An Evening with Zadie Smith
Sunday 9th November
Bath Pavilion, N Parade Rd, Bathwick, Bath BA2 4EU
6.30pm
7pm

An illuminating new essay collection from one of the most distinctive, exciting and acclaimed writers of her generation, Zadie Smith
'Zadie Smith is a wonderful essayist. She is a natural. She writes as she thinks, and she thinks crisply and exactly' - Tessa Hadley, Guardian
In this keenly awaited new collection, Zadie brings her unique skills as an essayist to bear on a range of subjects which have captured her attention in recent years.
She takes an exhilaratingly close look at artists Toyin Ojih Odutola, Kara Walker and Celia Paul. She invites us along to the movies, to see and to think about Tar, and to Glastonbury to witness the ascendance of Stormzy. She takes us on a walk down Kilburn High Road in her beloved North West London and invites us to mourn with her the passing of writers Joan Didion, Martin Amis, Hilary Mantel, Philip Roth and Toni Morrison. She considers changes of government on both sides of the Atlantic - and the meaning of 'the commons' in all our lives.
Throughout this thrilling collection, Zadie shows us once again her unrivalled ability to think through critically and humanely some of the most urgent preoccupations and tendencies of our troubled times.

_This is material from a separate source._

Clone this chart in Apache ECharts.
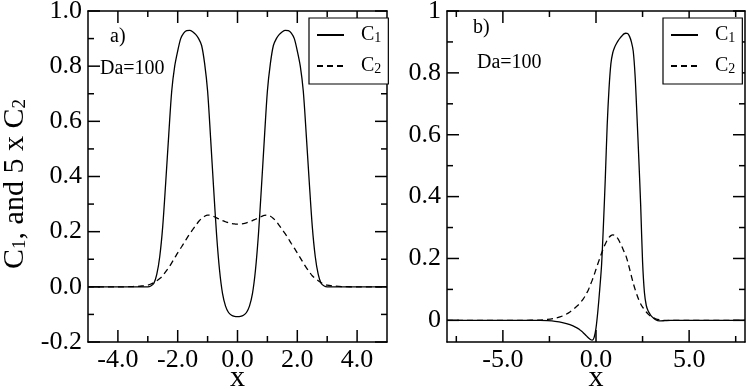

Zadie Smith is the author of the novels White Teeth, The Autograph Man, On Beauty, NW and Swing Time; as well as a novella, The Embassy of Cambodia; three collections of essays, Changing My Mind, Feel Free and Intimations; a collection of short stories, Grand Union; and the play, The Wife of Willesden, adapted from Chaucer. She is also the editor of The Book of Other People. Zadie Smith was born in north-west London, where she still lives. The Fraud is her first historical novel.